What was most ingratiating, however, was that Cornmeal did not simply throw the listeners to the deep end of the pool, as some bands with the depth of talent these players possess have been known to do. Instead, they were sure to develop and build songs and strengthen themes slowly, careful to draw on and not neglect the energy that had been building throughout the entire night. Almost without fail, in each song whether in an ode to lost love such as "Oh Leah Lee" or a boot stomping number like "Johnny Put Down Your Gun," no matter where it begins there is a moment when an instrumental passage will captivate the crowd. Whether it was the due to the slide technique of Kris Nowak or one of the many dazzling moments that Allie Kral provided with her effect laden and jaw dropping runs on her fiddle, in those moments they had the Bluebird crowd in the palm of their hands.
As promised, the McCoury brothers and Jason Carter returned to the stage to help finish the night off in style. At one point, each player took two or three long runs, traded smiles and counted gestures to hand off the reigns to the next in line. After a riotous set closer, the mixed band took a much deserved break before returning for the encore.

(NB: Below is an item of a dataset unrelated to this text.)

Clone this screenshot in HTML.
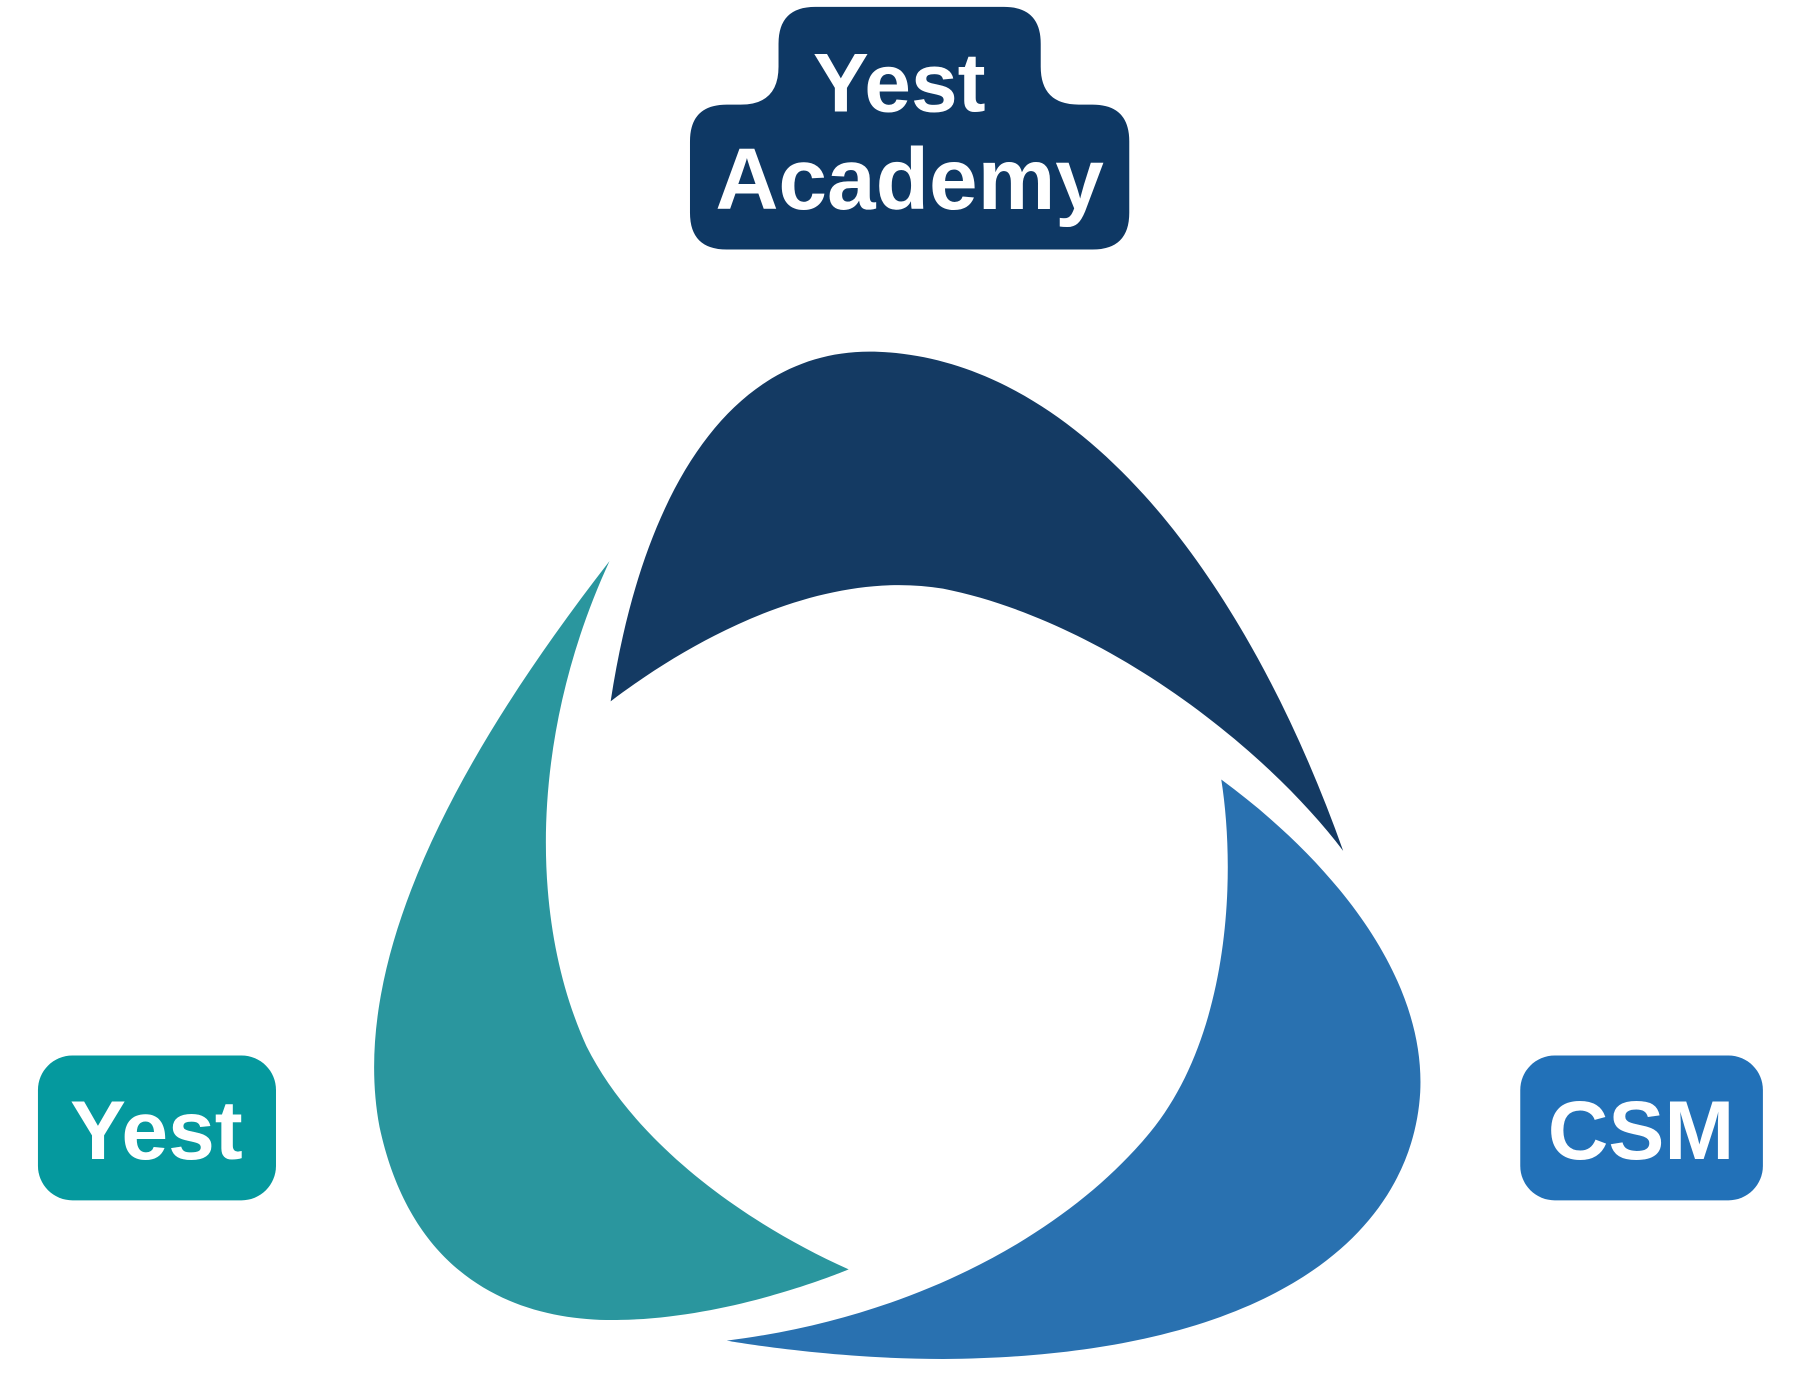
<!DOCTYPE html>
<html><head><meta charset="utf-8"><style>
html,body{margin:0;padding:0;background:#fff;}
svg{display:block;}
text{font-family:"Liberation Sans",sans-serif;font-weight:bold;fill:#fff;}
</style></head><body>
<svg width="1802" height="1382" viewBox="0 0 1567 1202" preserveAspectRatio="none" xmlns="http://www.w3.org/2000/svg">
<rect width="1567" height="1202" fill="#fff"/>
<path fill="#0e3864" d="M709,6 H873 Q905,6 905,38 V58 Q905,91 938,91 H950 Q982,91 982,123 V185 Q982,217 950,217 H632 Q600,217 600,185 V123 Q600,91 632,91 H644 Q677,91 677,58 V38 Q677,6 709,6 Z"/>
<text x="782" y="97" font-size="73" text-anchor="middle">Yest</text>
<text x="791" y="182" font-size="76" text-anchor="middle">Academy</text>
<rect x="33" y="918" width="207" height="126" rx="30" fill="#05999e"/>
<text x="136" y="1008" font-size="73" text-anchor="middle">Yest</text>
<rect x="1322" y="918" width="211" height="126" rx="30" fill="#2271b8"/>
<text x="1427" y="1008" font-size="73" text-anchor="middle">CSM</text>
<path fill="#143a63" d="M531,610 C560,420 640,300 765,306 C950,315 1090,520 1168,740 C1100,650 960,540 820,512 C720,495 610,550 531,610 Z"/>
<path fill="#2a969e" d="M530,488 C420,630 300,820 330,980 C360,1120 460,1150 540,1148 C640,1146 738,1104 738,1104 C640,1060 550,990 510,910 C460,800 460,640 530,488 Z"/>
<path fill="#2971b0" d="M1062,678 C1160,750 1240,850 1235,950 C1228,1070 1110,1180 820,1182 C720,1182 632,1166 632,1166 C800,1145 930,1070 1000,985 C1070,900 1075,760 1062,678 Z"/>
</svg>
</body></html>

Another long held ritual of the bluegrass world is the reading of the songs of other with equal parts homage and interpretation. Cornmeal has long held to closing with a cover whenever possible and this night they choose to conclude the whole evening up with a loose and wild rendition of the Rolling Stones classic "Sympathy for the Devil." When it got time for someone to take the solo at the heart of the piece, there seemed to be no question as to who it would be. Stepping forward, as she does dozens of times per show, Allie Kral let loose a solo that had every other musician on the stage watching with a mixture of delight and smiling assurance, each completely comfortable in the knowledge that what they were seeing was both astounding and real. The bouncing bundle of blind speed and true fury that is Allie can take over at any moment as she did on this evening. When so doing, it seems as though the entire world pauses, even if for just a moment. Riding her energy and a humorous echoing of the songs sing-along "ooh, who," the two bands blended into one closed out the evening on a high with drums building to a crescendo along with the furious strumming that took place across the length of the stage. It was nearly impossible for any fan to have left feeling the slightest bit shortchanged; and no player left the stage looking as though they had anything but fun.